Whether a service provider can satisfy the first condition of the DMCA depends, in part, on the provider’s technological toolbox. For example, a provider’s search engine, if used to identify and isolate copyrighted material, could also be used by the content owner as evidence of knowledge of infringement. On the other hand, if the search engine is fully automated, the provider may not “know” whether copyrighted material is available through it service. Of course, even a service provider’s actual knowledge of infringement is permissible under the DMCA safe harbor if it moves expeditiously to remove the offending material. For this reason, it is critical that service providers protect their flank by swiftly responding to take down notifications from content providers. A rapid response is critical for purposes of the DMCA safe harbor and could avoid a potential lawsuit altogether. Whether a service provider has the “ability to control the infringing issue” required to pierce DMCA immunity depends, in part, on what monitoring the service provider already does. Prior decisions interpreting the DMCA suggest the limited voluntary monitoring of content does not equate to ability to control. For instance, a court rejected the argument that eBay’s voluntary practice of engaging in limited monitoring of its website for “apparent infringements” amounted to the ability to control under the DMCA. See Hendrickson v. eBay, 165 F. Supp. 2d 1082, 1094 (C.D. Cal. 2001). The rationale was that if accepted, the argument would create a perverse incentive for the service provider to bury its head in the sand while its users infringed. Nevertheless, the line separating limited monitoring from the “ability to control” is fuzzy at best, and service providers should be aware that the degree to which they voluntarily monitor content may affect eligibility for the DMCA safe harbor.

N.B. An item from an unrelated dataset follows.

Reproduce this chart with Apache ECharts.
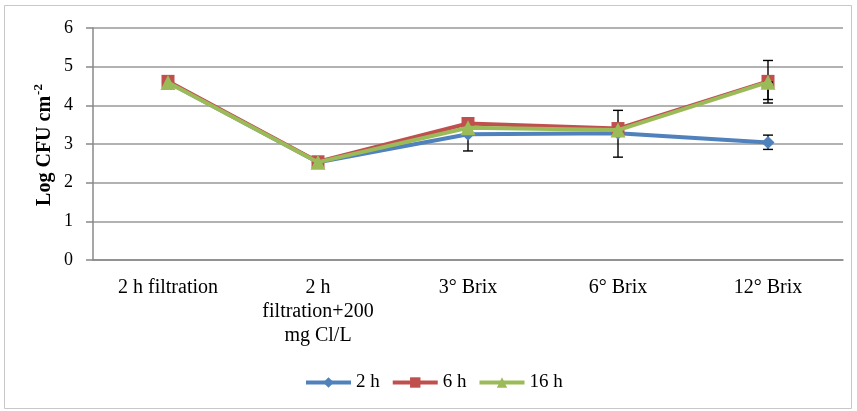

If the service provider does have the “ability to control” content, it cannot receive a financial benefit “directly attributable to the infringing activity” and expect safe harbor. The DMCA’s legislative history shows that a service provider would generally be considered to receive a “directly attributable” benefit where the value of the service lies in providing access to infringing material, not where the infringer makes the same kind of payment for services as non-infringing users. H.R Rep. 105-551(II), at 54 (1998).

The YouTube lawsuit is still in its infancy, and it remains to be seen whether YouTube will stake out territory that will insulate it from liability under the DMCA. In the meantime, it serves as a reminder to all service providers that an array of decisions—from technology platform to responding to cease and desist letters—may affect their own eligibility for the DMCA’s safe harbor.